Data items
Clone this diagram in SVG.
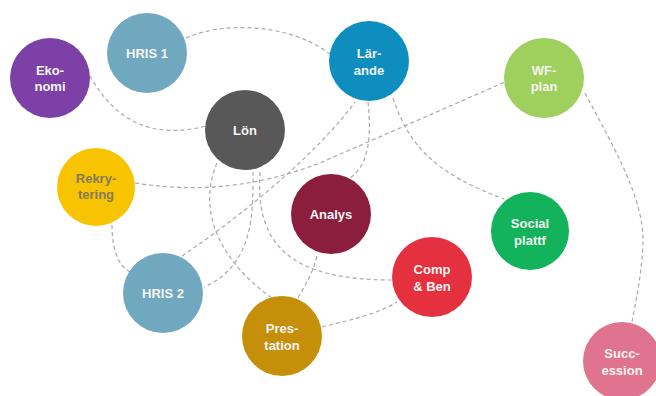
<svg xmlns="http://www.w3.org/2000/svg" width="656" height="396" viewBox="0 0 656 396">
<style>
.c{stroke:none}
.t{font-family:"Liberation Sans",Arial,sans-serif;font-weight:bold;font-size:13px;fill:#f4f4f4;text-anchor:middle}
.g{fill:#857a5a}
#connectors path{fill:none;stroke:#a9a9a9;stroke-width:1.2;stroke-dasharray:4 3}
</style>
<rect width="656" height="396" fill="#ffffff"/>
<g id="connectors">
<path d="M186,38 C220,22 290,22 331,55"/>
<path d="M90,76 C115,120 150,140 206,126"/>
<path d="M135,183 C210,195 270,182 320,163 L505,82"/>
<path d="M112,225 C112,250 118,265 130,272"/>
<path d="M182,256 C250,210 320,150 355,102"/>
<path d="M253,172 C253,210 255,265 204,287"/>
<path d="M217,163 C195,215 225,265 272,298"/>
<path d="M260,172 C255,245 290,280 392,280"/>
<path d="M368,102 C372,140 368,165 350,178"/>
<path d="M317,256 C312,275 305,285 298,298"/>
<path d="M322,327 C350,320 375,315 397,302"/>
<path d="M393,98 C410,150 440,175 504,199"/>
<path d="M585,93 C615,150 645,200 643,245 C641,280 635,305 632,322"/>
</g>
<g id="ekonomi"><circle class="c" cx="50" cy="78" r="40" fill="#7d40a6"/><text class="t" x="50" y="75">Eko-</text><text class="t" x="50" y="91">nomi</text></g>
<g id="hris1"><circle class="c" cx="147" cy="53" r="40" fill="#6fa8bf"/><text class="t" x="147" y="58">HRIS 1</text></g>
<g id="larande"><circle class="c" cx="369" cy="61" r="40" fill="#0d8ebe"/><text class="t" x="369" y="58">Lär-</text><text class="t" x="369" y="75">ande</text></g>
<g id="wfplan"><circle class="c" cx="544" cy="78" r="40" fill="#9fcf5c"/><text class="t" x="544" y="75">WF-</text><text class="t" x="544" y="91">plan</text></g>
<g id="lon"><circle class="c" cx="245" cy="130" r="40" fill="#585858"/><text class="t" x="245" y="135">Lön</text></g>
<g id="rekrytering"><circle class="c" cx="96" cy="187" r="39" fill="#f8c300"/><text class="t g" x="96" y="183">Rekry-</text><text class="t g" x="96" y="199">tering</text></g>
<g id="analys"><circle class="c" cx="331" cy="214" r="40" fill="#8a1e3c"/><text class="t" x="331" y="219">Analys</text></g>
<g id="social"><circle class="c" cx="530" cy="231" r="39" fill="#12b35a"/><text class="t" x="530" y="228">Social</text><text class="t" x="530" y="245">plattf</text></g>
<g id="hris2"><circle class="c" cx="163" cy="293" r="40" fill="#6fa8bf"/><text class="t" x="163" y="298">HRIS 2</text></g>
<g id="compben"><circle class="c" cx="432" cy="277" r="40" fill="#e5313f"/><text class="t" x="432" y="274">Comp</text><text class="t" x="432" y="291">&amp; Ben</text></g>
<g id="prestation"><circle class="c" cx="282" cy="336" r="40" fill="#c58f0a"/><text class="t" x="282" y="333">Pres-</text><text class="t" x="282" y="350">tation</text></g>
<g id="succession"><circle class="c" cx="622" cy="361" r="39" fill="#e0738e"/><text class="t" x="622" y="358">Succ-</text><text class="t" x="622" y="375">ession</text></g>
</svg>
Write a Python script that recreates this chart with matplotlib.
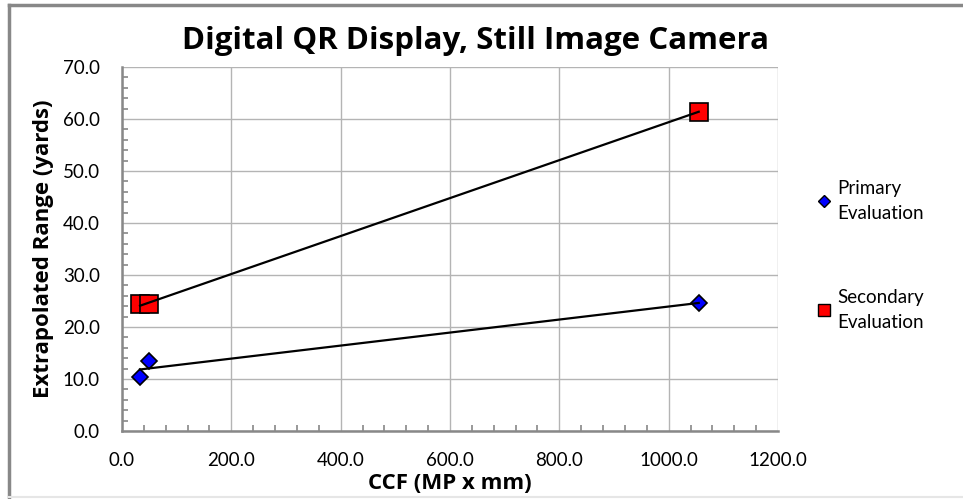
import numpy as np
import matplotlib
matplotlib.use("Agg")
import matplotlib.pyplot as plt
from matplotlib.lines import Line2D
from matplotlib.ticker import MultipleLocator, FormatStrFormatter

primary_x = [33, 50, 1055]
primary_y = [10.4, 13.5, 24.6]
secondary_x = [33, 50, 1055]
secondary_y = [24.4, 24.4, 61.4]

title = "Digital QR Display, Still Image Camera"
xlabel = "CCF (MP x mm)"
ylabel = "Extrapolated Range (yards)"
labels = ["Primary\nEvaluation", "Secondary\nEvaluation"]

W, H = 963, 499
fig = plt.figure(figsize=(W / 100, H / 100), dpi=100)
plt.rcParams['font.family'] = ['Lato', 'DejaVu Sans']
BOLD = ['Open Sans', 'DejaVu Sans']

ax = fig.add_axes([122 / W, 1 - 431 / H, (778 - 122) / W, (431 - 67) / H])
ax.set_xlim(0, 1200)
ax.set_ylim(0, 70)
ax.xaxis.set_major_locator(MultipleLocator(200))
ax.xaxis.set_minor_locator(MultipleLocator(40))
ax.yaxis.set_major_locator(MultipleLocator(10))
ax.yaxis.set_minor_locator(MultipleLocator(2))
ax.xaxis.set_major_formatter(FormatStrFormatter('%.1f'))
ax.yaxis.set_major_formatter(FormatStrFormatter('%.1f'))
ax.grid(True, which='major', color='#b4b4b4', lw=1.0)
ax.set_axisbelow(True)
for s in ['top', 'right']:
    ax.spines[s].set_visible(False)
for s in ['left', 'bottom']:
    ax.spines[s].set_color('#888888')
    ax.spines[s].set_linewidth(1.8)
ax.tick_params(which='both', direction='in', color='#888888', labelsize=13.5, width=1.2)
ax.tick_params(which='major', length=0)
ax.tick_params(which='minor', length=4)
ax.tick_params(axis='y', pad=16)
ax.tick_params(axis='x', pad=15)

ax.plot(primary_x, primary_y, ls='none', marker='D', markersize=8.5,
        markerfacecolor='#0000ff', markeredgecolor='black', markeredgewidth=1.2,
        zorder=3)
ax.plot(secondary_x, secondary_y, ls='none', marker='s', markersize=12.5,
        markerfacecolor='#ff0000', markeredgecolor='black', markeredgewidth=1.2,
        zorder=3)

for xs, ys in [(primary_x, primary_y), (secondary_x, secondary_y)]:
    xs = np.asarray(xs, float)
    ys = np.asarray(ys, float)
    m, b = np.polyfit(xs, ys, 1)
    xx = np.array([xs.min(), xs.max()])
    ax.plot(xx, m * xx + b, color='black', lw=1.6, zorder=4)

ax.set_xlabel(xlabel, fontsize=16, fontweight='bold', family=BOLD)
ax.xaxis.set_label_coords(0.5, (431 - 473) / 364)
ax.set_ylabel(ylabel, fontsize=16, fontweight='bold', family=BOLD)
ax.yaxis.set_label_coords((54 - 122) / 656, 0.5)
fig.text(475 / W, 1 - 41 / H, title, fontsize=22.5, fontweight='bold', family=BOLD,
         ha='center', va='center')

lp1 = Line2D([], [], ls='none', marker='D', markersize=6.5, markerfacecolor='#0000ff',
             markeredgecolor='black', markeredgewidth=1)
lp2 = Line2D([], [], ls='none', marker='s', markersize=9, markerfacecolor='#ff0000',
             markeredgecolor='black', markeredgewidth=1)
leg = fig.legend([lp1, lp2], labels, loc='upper left',
                 bbox_to_anchor=(801 / W, 1 - 163 / H), frameon=False,
                 fontsize=13.5, handlelength=0.7, handletextpad=0.35,
                 labelspacing=3.6)
for t in leg.get_texts():
    t.set_linespacing(1.55)

fig.add_artist(Line2D([8.5 / W, 8.5 / W], [0, 1 - 5 / H], color='#888888', lw=2.5))
fig.add_artist(Line2D([8.5 / W, 1], [1 - 5 / H, 1 - 5 / H], color='#888888', lw=2.5))
fig.add_artist(Line2D([8.5 / W, 1], [1 - 497 / H, 1 - 497 / H], color='#e6e6e6', lw=1.5))

fig.savefig('out.png', dpi=100)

> Exercise description: Every entry must be written out exactly, with all pictures left out.

> Result of the exercise:
Clone this diagram in SVG.
<svg xmlns="http://www.w3.org/2000/svg" width="656" height="396" viewBox="0 0 656 396">
<style>
.c{stroke:none}
.t{font-family:"Liberation Sans",Arial,sans-serif;font-weight:bold;font-size:13px;fill:#f4f4f4;text-anchor:middle}
.g{fill:#857a5a}
#connectors path{fill:none;stroke:#a9a9a9;stroke-width:1.2;stroke-dasharray:4 3}
</style>
<rect width="656" height="396" fill="#ffffff"/>
<g id="connectors">
<path d="M186,38 C220,22 290,22 331,55"/>
<path d="M90,76 C115,120 150,140 206,126"/>
<path d="M135,183 C210,195 270,182 320,163 L505,82"/>
<path d="M112,225 C112,250 118,265 130,272"/>
<path d="M182,256 C250,210 320,150 355,102"/>
<path d="M253,172 C253,210 255,265 204,287"/>
<path d="M217,163 C195,215 225,265 272,298"/>
<path d="M260,172 C255,245 290,280 392,280"/>
<path d="M368,102 C372,140 368,165 350,178"/>
<path d="M317,256 C312,275 305,285 298,298"/>
<path d="M322,327 C350,320 375,315 397,302"/>
<path d="M393,98 C410,150 440,175 504,199"/>
<path d="M585,93 C615,150 645,200 643,245 C641,280 635,305 632,322"/>
</g>
<g id="ekonomi"><circle class="c" cx="50" cy="78" r="40" fill="#7d40a6"/><text class="t" x="50" y="75">Eko-</text><text class="t" x="50" y="91">nomi</text></g>
<g id="hris1"><circle class="c" cx="147" cy="53" r="40" fill="#6fa8bf"/><text class="t" x="147" y="58">HRIS 1</text></g>
<g id="larande"><circle class="c" cx="369" cy="61" r="40" fill="#0d8ebe"/><text class="t" x="369" y="58">Lär-</text><text class="t" x="369" y="75">ande</text></g>
<g id="wfplan"><circle class="c" cx="544" cy="78" r="40" fill="#9fcf5c"/><text class="t" x="544" y="75">WF-</text><text class="t" x="544" y="91">plan</text></g>
<g id="lon"><circle class="c" cx="245" cy="130" r="40" fill="#585858"/><text class="t" x="245" y="135">Lön</text></g>
<g id="rekrytering"><circle class="c" cx="96" cy="187" r="39" fill="#f8c300"/><text class="t g" x="96" y="183">Rekry-</text><text class="t g" x="96" y="199">tering</text></g>
<g id="analys"><circle class="c" cx="331" cy="214" r="40" fill="#8a1e3c"/><text class="t" x="331" y="219">Analys</text></g>
<g id="social"><circle class="c" cx="530" cy="231" r="39" fill="#12b35a"/><text class="t" x="530" y="228">Social</text><text class="t" x="530" y="245">plattf</text></g>
<g id="hris2"><circle class="c" cx="163" cy="293" r="40" fill="#6fa8bf"/><text class="t" x="163" y="298">HRIS 2</text></g>
<g id="compben"><circle class="c" cx="432" cy="277" r="40" fill="#e5313f"/><text class="t" x="432" y="274">Comp</text><text class="t" x="432" y="291">&amp; Ben</text></g>
<g id="prestation"><circle class="c" cx="282" cy="336" r="40" fill="#c58f0a"/><text class="t" x="282" y="333">Pres-</text><text class="t" x="282" y="350">tation</text></g>
<g id="succession"><circle class="c" cx="622" cy="361" r="39" fill="#e0738e"/><text class="t" x="622" y="358">Succ-</text><text class="t" x="622" y="375">ession</text></g>
</svg>
Write a Python script that recreates this chart with matplotlib.
import numpy as np
import matplotlib
matplotlib.use("Agg")
import matplotlib.pyplot as plt
from matplotlib.lines import Line2D
from matplotlib.ticker import MultipleLocator, FormatStrFormatter

primary_x = [33, 50, 1055]
primary_y = [10.4, 13.5, 24.6]
secondary_x = [33, 50, 1055]
secondary_y = [24.4, 24.4, 61.4]

title = "Digital QR Display, Still Image Camera"
xlabel = "CCF (MP x mm)"
ylabel = "Extrapolated Range (yards)"
labels = ["Primary\nEvaluation", "Secondary\nEvaluation"]

W, H = 963, 499
fig = plt.figure(figsize=(W / 100, H / 100), dpi=100)
plt.rcParams['font.family'] = ['Lato', 'DejaVu Sans']
BOLD = ['Open Sans', 'DejaVu Sans']

ax = fig.add_axes([122 / W, 1 - 431 / H, (778 - 122) / W, (431 - 67) / H])
ax.set_xlim(0, 1200)
ax.set_ylim(0, 70)
ax.xaxis.set_major_locator(MultipleLocator(200))
ax.xaxis.set_minor_locator(MultipleLocator(40))
ax.yaxis.set_major_locator(MultipleLocator(10))
ax.yaxis.set_minor_locator(MultipleLocator(2))
ax.xaxis.set_major_formatter(FormatStrFormatter('%.1f'))
ax.yaxis.set_major_formatter(FormatStrFormatter('%.1f'))
ax.grid(True, which='major', color='#b4b4b4', lw=1.0)
ax.set_axisbelow(True)
for s in ['top', 'right']:
    ax.spines[s].set_visible(False)
for s in ['left', 'bottom']:
    ax.spines[s].set_color('#888888')
    ax.spines[s].set_linewidth(1.8)
ax.tick_params(which='both', direction='in', color='#888888', labelsize=13.5, width=1.2)
ax.tick_params(which='major', length=0)
ax.tick_params(which='minor', length=4)
ax.tick_params(axis='y', pad=16)
ax.tick_params(axis='x', pad=15)

ax.plot(primary_x, primary_y, ls='none', marker='D', markersize=8.5,
        markerfacecolor='#0000ff', markeredgecolor='black', markeredgewidth=1.2,
        zorder=3)
ax.plot(secondary_x, secondary_y, ls='none', marker='s', markersize=12.5,
        markerfacecolor='#ff0000', markeredgecolor='black', markeredgewidth=1.2,
        zorder=3)

for xs, ys in [(primary_x, primary_y), (secondary_x, secondary_y)]:
    xs = np.asarray(xs, float)
    ys = np.asarray(ys, float)
    m, b = np.polyfit(xs, ys, 1)
    xx = np.array([xs.min(), xs.max()])
    ax.plot(xx, m * xx + b, color='black', lw=1.6, zorder=4)

ax.set_xlabel(xlabel, fontsize=16, fontweight='bold', family=BOLD)
ax.xaxis.set_label_coords(0.5, (431 - 473) / 364)
ax.set_ylabel(ylabel, fontsize=16, fontweight='bold', family=BOLD)
ax.yaxis.set_label_coords((54 - 122) / 656, 0.5)
fig.text(475 / W, 1 - 41 / H, title, fontsize=22.5, fontweight='bold', family=BOLD,
         ha='center', va='center')

lp1 = Line2D([], [], ls='none', marker='D', markersize=6.5, markerfacecolor='#0000ff',
             markeredgecolor='black', markeredgewidth=1)
lp2 = Line2D([], [], ls='none', marker='s', markersize=9, markerfacecolor='#ff0000',
             markeredgecolor='black', markeredgewidth=1)
leg = fig.legend([lp1, lp2], labels, loc='upper left',
                 bbox_to_anchor=(801 / W, 1 - 163 / H), frameon=False,
                 fontsize=13.5, handlelength=0.7, handletextpad=0.35,
                 labelspacing=3.6)
for t in leg.get_texts():
    t.set_linespacing(1.55)

fig.add_artist(Line2D([8.5 / W, 8.5 / W], [0, 1 - 5 / H], color='#888888', lw=2.5))
fig.add_artist(Line2D([8.5 / W, 1], [1 - 5 / H, 1 - 5 / H], color='#888888', lw=2.5))
fig.add_artist(Line2D([8.5 / W, 1], [1 - 497 / H, 1 - 497 / H], color='#e6e6e6', lw=1.5))

fig.savefig('out.png', dpi=100)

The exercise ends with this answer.